▸ Information supplied
§ §

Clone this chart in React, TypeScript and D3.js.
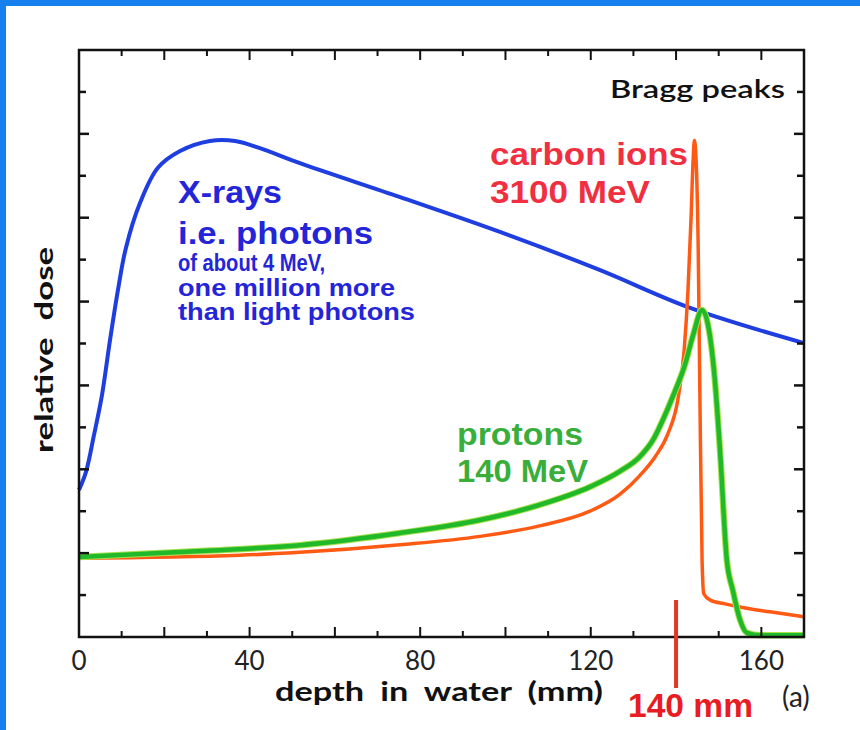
import React from "react";
import * as d3 from "d3";

// ---- data ----
const xrayDepth = [0, 1.64, 3.52, 5.39, 7.27, 9.14, 11.0, 14.3, 18.5, 23.7, 30.7, 36.6, 42.4, 51.8, 75.3, 98.7, 122.2, 143.3, 170];
const xrayDose = [3.51, 3.94, 4.82, 5.77, 7.08, 8.28, 9.28, 10.35, 11.19, 11.59, 11.83, 11.83, 11.66, 11.3, 10.49, 9.66, 8.75, 7.85, 7.01];

const protonDepth = [0, 28.6, 51.8, 75.3, 94, 108, 119.8, 126.8, 131.5, 134.6, 137, 139.3, 142.1, 144, 146.1, 147.5, 149.1, 150.3, 151.9, 153.3, 155, 156.6, 159.7, 170];
const protonDose = [1.91, 2.05, 2.19, 2.48, 2.79, 3.15, 3.58, 3.95, 4.3, 4.7, 5.2, 5.75, 6.5, 7.2, 7.8, 7.44, 6.13, 4.46, 1.84, 1.12, 0.41, 0.1, 0.04, 0.04];

const carbonDepth = [0, 37.7, 51.8, 75.3, 94, 108, 119.8, 126.8, 131.5, 135.1, 138.1, 140.4, 141.9, 142.8, 143.5, 144, 144.3, 144.7, 145.2, 145.6, 146.1, 146.5, 148, 151.5, 156.2, 162, 170];
const carbonDose = [1.88, 1.95, 2.02, 2.2, 2.4, 2.65, 3.0, 3.4, 3.85, 4.3, 4.85, 5.65, 6.84, 8.28, 9.95, 11.38, 11.85, 11.38, 9.23, 5.65, 1.84, 1.03, 0.88, 0.79, 0.69, 0.6, 0.48];

const xTickLabels = [0, 40, 80, 120, 160];
const xMinorTicks = d3.range(10, 170, 10);
const yTicks = d3.range(1, 14, 1);
const markerDepth = 140;

const W = 860;
const H = 730;
const left = 79;
const right = 804;
const top = 50;
const bottom = 637;

export default function App() {
  const x = d3.scaleLinear().domain([0, 170]).range([left, right]);
  const y = d3.scaleLinear().domain([0, 14]).range([bottom, top]);

  const line = (xs: number[], ys: number[], curve: d3.CurveFactory) =>
    d3
      .line<number>()
      .x((_, i) => x(xs[i]))
      .y((d) => y(d))
      .curve(curve)(ys) as string;

  const xray = line(xrayDepth, xrayDose, d3.curveCatmullRom.alpha(0.5));
  const proton = line(protonDepth, protonDose, d3.curveMonotoneX);
  const carbon = line(carbonDepth, carbonDose, d3.curveMonotoneX);

  const arial = "'Liberation Sans', Arial, sans-serif";
  const lato = "Lato, 'Open Sans', sans-serif";

  return (
    <svg width={W} height={H} style={{ position: "absolute", left: 0, top: 0 }}>
      <rect x={0} y={0} width={W} height={H} fill="#ffffff" />
      <rect x={0} y={0} width={W} height={6} fill="#1681ee" />
      <rect x={0} y={0} width={6} height={H} fill="#1681ee" />

      {/* curves */}
      <path d={xray} fill="none" stroke="#1f3ee0" strokeWidth={4} strokeLinejoin="round" />
      <path d={carbon} fill="none" stroke="#ff5a14" strokeWidth={3.5} strokeLinejoin="round" />
      <path d={proton} fill="none" stroke="#a8e050" strokeWidth={6.5} strokeLinejoin="round" />
      <path d={proton} fill="none" stroke="#1fb92a" strokeWidth={4.5} strokeLinejoin="round" />

      {/* frame */}
      <rect x={left} y={top} width={right - left} height={bottom - top} fill="none" stroke="#111" strokeWidth={2.5} />

      {/* x ticks bottom & top */}
      {xMinorTicks.map((t) => {
        const len = t % 20 === 0 ? 10 : 6;
        return (
          <g key={"xt" + t}>
            <line x1={x(t)} x2={x(t)} y1={bottom} y2={bottom - len} stroke="#111" strokeWidth={2} />
            <line x1={x(t)} x2={x(t)} y1={top} y2={top + len} stroke="#111" strokeWidth={2} />
          </g>
        );
      })}
      {/* y ticks left & right */}
      {yTicks.map((t) => {
        const len = t % 2 === 0 ? 10 : 7;
        return (
          <g key={"yt" + t}>
            <line x1={left} x2={left + len} y1={y(t)} y2={y(t)} stroke="#111" strokeWidth={2.5} />
            <line x1={right} x2={right - len} y1={y(t)} y2={y(t)} stroke="#111" strokeWidth={2.5} />
          </g>
        );
      })}

      {/* x tick labels */}
      {xTickLabels.map((t) => (
        <text key={"xl" + t} x={x(t)} y={670} textAnchor="middle" fontFamily={lato} fontSize={26} fill="#222">
          {t}
        </text>
      ))}

      {/* axis titles */}
      <text x={275} y={701} fontFamily={lato} fontWeight={700} fontSize={26} fill="#111" wordSpacing={6} textLength={328} lengthAdjust="spacingAndGlyphs">
        depth in water (mm)
      </text>
      <text
        transform="translate(53,350) rotate(-90)"
        textAnchor="middle"
        fontFamily={lato}
        fontWeight={700}
        fontSize={24}
        fill="#111"
        wordSpacing={6}
        textLength={206}
        lengthAdjust="spacingAndGlyphs"
      >
        relative dose
      </text>
      <text x={782} y={707} fontFamily={lato} fontSize={28} fill="#222">
        (a)
      </text>

      {/* 140 mm marker */}
      <line x1={x(markerDepth)} x2={x(markerDepth)} y1={600} y2={688} stroke="#e33424" strokeWidth={4} />
      <text x={628} y={717} fontFamily={arial} fontWeight={700} fontSize={34} fill="#e81c24" textLength={125} lengthAdjust="spacingAndGlyphs">
        140 mm
      </text>

      {/* annotations */}
      <text x={785} y={98} textAnchor="end" fontFamily={lato} fontWeight={600} fontSize={24} fill="#111" textLength={175} lengthAdjust="spacingAndGlyphs">
        Bragg peaks
      </text>

      <text x={490} y={165} fontFamily={arial} fontWeight={700} fontSize={31} fill="#f03040" textLength={198} lengthAdjust="spacingAndGlyphs">
        carbon ions
      </text>
      <text x={490} y={203} fontFamily={arial} fontWeight={700} fontSize={31} fill="#f03040" textLength={160} lengthAdjust="spacingAndGlyphs">
        3100 MeV
      </text>

      <text x={178} y={203} fontFamily={arial} fontWeight={700} fontSize={32} fill="#2424d8" textLength={104} lengthAdjust="spacingAndGlyphs">
        X-rays
      </text>
      <text x={178} y={244} fontFamily={arial} fontWeight={700} fontSize={32} fill="#2424d8" textLength={195} lengthAdjust="spacingAndGlyphs">
        i.e. photons
      </text>
      <text x={178} y={271} fontFamily={arial} fontWeight={700} fontSize={23} fill="#2424d8" textLength={147} lengthAdjust="spacingAndGlyphs">
        of about 4 MeV,
      </text>
      <text x={178} y={296} fontFamily={arial} fontWeight={700} fontSize={23} fill="#2424d8" textLength={217} lengthAdjust="spacingAndGlyphs">
        one million more
      </text>
      <text x={178} y={320} fontFamily={arial} fontWeight={700} fontSize={23} fill="#2424d8" textLength={237} lengthAdjust="spacingAndGlyphs">
        than light photons
      </text>

      <text x={457} y={445} fontFamily={arial} fontWeight={700} fontSize={31} fill="#3aae3a" textLength={126} lengthAdjust="spacingAndGlyphs">
        protons
      </text>
      <text x={457} y={482} fontFamily={arial} fontWeight={700} fontSize={31} fill="#3aae3a" textLength={131} lengthAdjust="spacingAndGlyphs">
        140 MeV
      </text>
    </svg>
  );
}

§ §

▸ Written request
Retype the whole listing, keeping every line identical and omitting all pictures.

▸ Final result
Clone this chart in React, TypeScript and D3.js.
import React from "react";
import * as d3 from "d3";

// ---- data ----
const xrayDepth = [0, 1.64, 3.52, 5.39, 7.27, 9.14, 11.0, 14.3, 18.5, 23.7, 30.7, 36.6, 42.4, 51.8, 75.3, 98.7, 122.2, 143.3, 170];
const xrayDose = [3.51, 3.94, 4.82, 5.77, 7.08, 8.28, 9.28, 10.35, 11.19, 11.59, 11.83, 11.83, 11.66, 11.3, 10.49, 9.66, 8.75, 7.85, 7.01];

const protonDepth = [0, 28.6, 51.8, 75.3, 94, 108, 119.8, 126.8, 131.5, 134.6, 137, 139.3, 142.1, 144, 146.1, 147.5, 149.1, 150.3, 151.9, 153.3, 155, 156.6, 159.7, 170];
const protonDose = [1.91, 2.05, 2.19, 2.48, 2.79, 3.15, 3.58, 3.95, 4.3, 4.7, 5.2, 5.75, 6.5, 7.2, 7.8, 7.44, 6.13, 4.46, 1.84, 1.12, 0.41, 0.1, 0.04, 0.04];

const carbonDepth = [0, 37.7, 51.8, 75.3, 94, 108, 119.8, 126.8, 131.5, 135.1, 138.1, 140.4, 141.9, 142.8, 143.5, 144, 144.3, 144.7, 145.2, 145.6, 146.1, 146.5, 148, 151.5, 156.2, 162, 170];
const carbonDose = [1.88, 1.95, 2.02, 2.2, 2.4, 2.65, 3.0, 3.4, 3.85, 4.3, 4.85, 5.65, 6.84, 8.28, 9.95, 11.38, 11.85, 11.38, 9.23, 5.65, 1.84, 1.03, 0.88, 0.79, 0.69, 0.6, 0.48];

const xTickLabels = [0, 40, 80, 120, 160];
const xMinorTicks = d3.range(10, 170, 10);
const yTicks = d3.range(1, 14, 1);
const markerDepth = 140;

const W = 860;
const H = 730;
const left = 79;
const right = 804;
const top = 50;
const bottom = 637;

export default function App() {
  const x = d3.scaleLinear().domain([0, 170]).range([left, right]);
  const y = d3.scaleLinear().domain([0, 14]).range([bottom, top]);

  const line = (xs: number[], ys: number[], curve: d3.CurveFactory) =>
    d3
      .line<number>()
      .x((_, i) => x(xs[i]))
      .y((d) => y(d))
      .curve(curve)(ys) as string;

  const xray = line(xrayDepth, xrayDose, d3.curveCatmullRom.alpha(0.5));
  const proton = line(protonDepth, protonDose, d3.curveMonotoneX);
  const carbon = line(carbonDepth, carbonDose, d3.curveMonotoneX);

  const arial = "'Liberation Sans', Arial, sans-serif";
  const lato = "Lato, 'Open Sans', sans-serif";

  return (
    <svg width={W} height={H} style={{ position: "absolute", left: 0, top: 0 }}>
      <rect x={0} y={0} width={W} height={H} fill="#ffffff" />
      <rect x={0} y={0} width={W} height={6} fill="#1681ee" />
      <rect x={0} y={0} width={6} height={H} fill="#1681ee" />

      {/* curves */}
      <path d={xray} fill="none" stroke="#1f3ee0" strokeWidth={4} strokeLinejoin="round" />
      <path d={carbon} fill="none" stroke="#ff5a14" strokeWidth={3.5} strokeLinejoin="round" />
      <path d={proton} fill="none" stroke="#a8e050" strokeWidth={6.5} strokeLinejoin="round" />
      <path d={proton} fill="none" stroke="#1fb92a" strokeWidth={4.5} strokeLinejoin="round" />

      {/* frame */}
      <rect x={left} y={top} width={right - left} height={bottom - top} fill="none" stroke="#111" strokeWidth={2.5} />

      {/* x ticks bottom & top */}
      {xMinorTicks.map((t) => {
        const len = t % 20 === 0 ? 10 : 6;
        return (
          <g key={"xt" + t}>
            <line x1={x(t)} x2={x(t)} y1={bottom} y2={bottom - len} stroke="#111" strokeWidth={2} />
            <line x1={x(t)} x2={x(t)} y1={top} y2={top + len} stroke="#111" strokeWidth={2} />
          </g>
        );
      })}
      {/* y ticks left & right */}
      {yTicks.map((t) => {
        const len = t % 2 === 0 ? 10 : 7;
        return (
          <g key={"yt" + t}>
            <line x1={left} x2={left + len} y1={y(t)} y2={y(t)} stroke="#111" strokeWidth={2.5} />
            <line x1={right} x2={right - len} y1={y(t)} y2={y(t)} stroke="#111" strokeWidth={2.5} />
          </g>
        );
      })}

      {/* x tick labels */}
      {xTickLabels.map((t) => (
        <text key={"xl" + t} x={x(t)} y={670} textAnchor="middle" fontFamily={lato} fontSize={26} fill="#222">
          {t}
        </text>
      ))}

      {/* axis titles */}
      <text x={275} y={701} fontFamily={lato} fontWeight={700} fontSize={26} fill="#111" wordSpacing={6} textLength={328} lengthAdjust="spacingAndGlyphs">
        depth in water (mm)
      </text>
      <text
        transform="translate(53,350) rotate(-90)"
        textAnchor="middle"
        fontFamily={lato}
        fontWeight={700}
        fontSize={24}
        fill="#111"
        wordSpacing={6}
        textLength={206}
        lengthAdjust="spacingAndGlyphs"
      >
        relative dose
      </text>
      <text x={782} y={707} fontFamily={lato} fontSize={28} fill="#222">
        (a)
      </text>

      {/* 140 mm marker */}
      <line x1={x(markerDepth)} x2={x(markerDepth)} y1={600} y2={688} stroke="#e33424" strokeWidth={4} />
      <text x={628} y={717} fontFamily={arial} fontWeight={700} fontSize={34} fill="#e81c24" textLength={125} lengthAdjust="spacingAndGlyphs">
        140 mm
      </text>

      {/* annotations */}
      <text x={785} y={98} textAnchor="end" fontFamily={lato} fontWeight={600} fontSize={24} fill="#111" textLength={175} lengthAdjust="spacingAndGlyphs">
        Bragg peaks
      </text>

      <text x={490} y={165} fontFamily={arial} fontWeight={700} fontSize={31} fill="#f03040" textLength={198} lengthAdjust="spacingAndGlyphs">
        carbon ions
      </text>
      <text x={490} y={203} fontFamily={arial} fontWeight={700} fontSize={31} fill="#f03040" textLength={160} lengthAdjust="spacingAndGlyphs">
        3100 MeV
      </text>

      <text x={178} y={203} fontFamily={arial} fontWeight={700} fontSize={32} fill="#2424d8" textLength={104} lengthAdjust="spacingAndGlyphs">
        X-rays
      </text>
      <text x={178} y={244} fontFamily={arial} fontWeight={700} fontSize={32} fill="#2424d8" textLength={195} lengthAdjust="spacingAndGlyphs">
        i.e. photons
      </text>
      <text x={178} y={271} fontFamily={arial} fontWeight={700} fontSize={23} fill="#2424d8" textLength={147} lengthAdjust="spacingAndGlyphs">
        of about 4 MeV,
      </text>
      <text x={178} y={296} fontFamily={arial} fontWeight={700} fontSize={23} fill="#2424d8" textLength={217} lengthAdjust="spacingAndGlyphs">
        one million more
      </text>
      <text x={178} y={320} fontFamily={arial} fontWeight={700} fontSize={23} fill="#2424d8" textLength={237} lengthAdjust="spacingAndGlyphs">
        than light photons
      </text>

      <text x={457} y={445} fontFamily={arial} fontWeight={700} fontSize={31} fill="#3aae3a" textLength={126} lengthAdjust="spacingAndGlyphs">
        protons
      </text>
      <text x={457} y={482} fontFamily={arial} fontWeight={700} fontSize={31} fill="#3aae3a" textLength={131} lengthAdjust="spacingAndGlyphs">
        140 MeV
      </text>
    </svg>
  );
}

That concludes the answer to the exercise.